Mercer knows full well that this mentor role also means that he’s helping to groom his eventual replacement. He took the starting job from Barmes, and Newman will one day take the starting job from him. That’s just life playing for a small market team.
“I think it’s just all grooming players for when it’s the right time. I think that’s the biggest thing,” Mercer said. “You don’t want to rush a young player up, and them being overwhelmed and not ready, and you kind of take a step back. … We don’t have a lot of money around, so you have to groom them the right way, and make sure they’re ready, and bring them up at the right time.”
Newman still has some work to do. His offensive skills are solid, but he’s working to improve his ability to drive the ball. He finished last year at 183 pounds, and entered this year at 193, after adding some muscle in the offseason.
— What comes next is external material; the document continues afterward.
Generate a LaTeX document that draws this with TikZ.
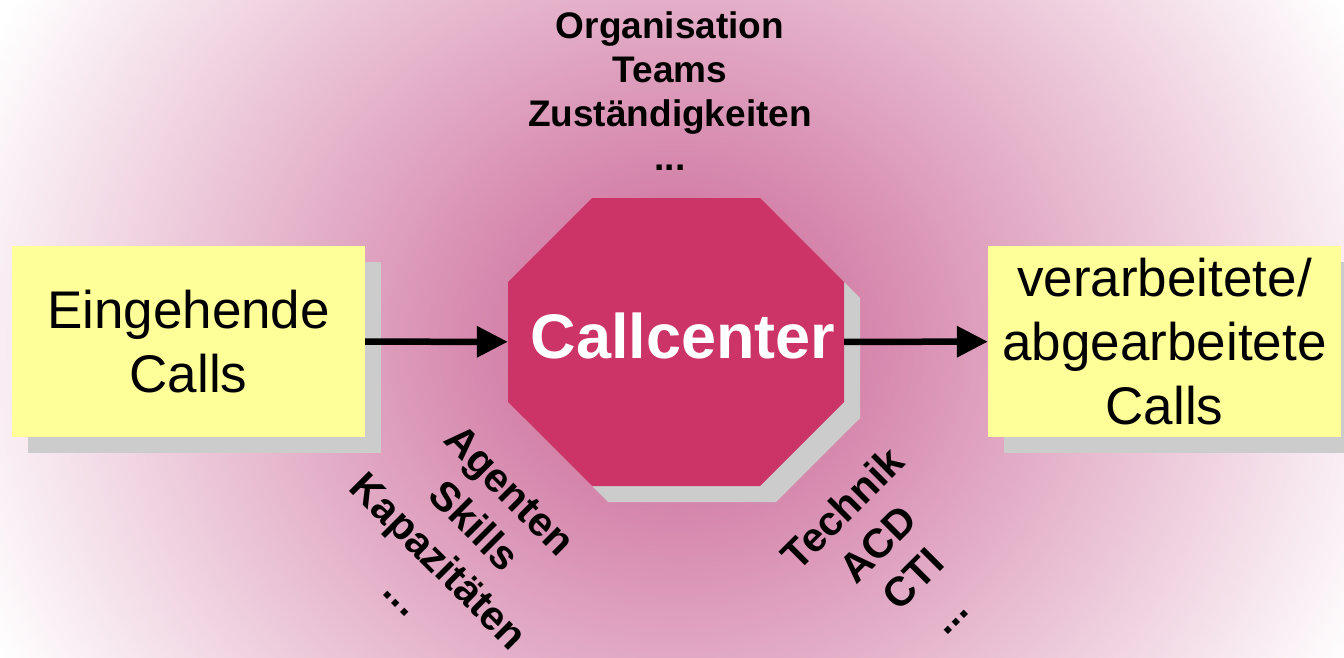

The goal here is to be able to drive the ball consistently, translating those A-ball and Double-A results to eventual stats in the majors.
“I’m still a gap to gap hitter,” Newman said. “I’m going to continue to be that hitter. It never hurts to gain a little extra muscle. With that, I’m hoping for a couple more balls in the gap, and that would be good for everyone.”
The biggest thing Newman has to work on is his defense. He’s shown the skills needed to stick at shortstop. He will provide positive value with his bat, likely more value than Mercer has shown. He’s been working over the last year to transition his defense to the point where it can provide positive value, or at least avoid taking value from his bat. If he can learn from Mercer the same way Mercer learned from Barmes, then Newman could end up being an upgrade over Mercer when he eventually takes over.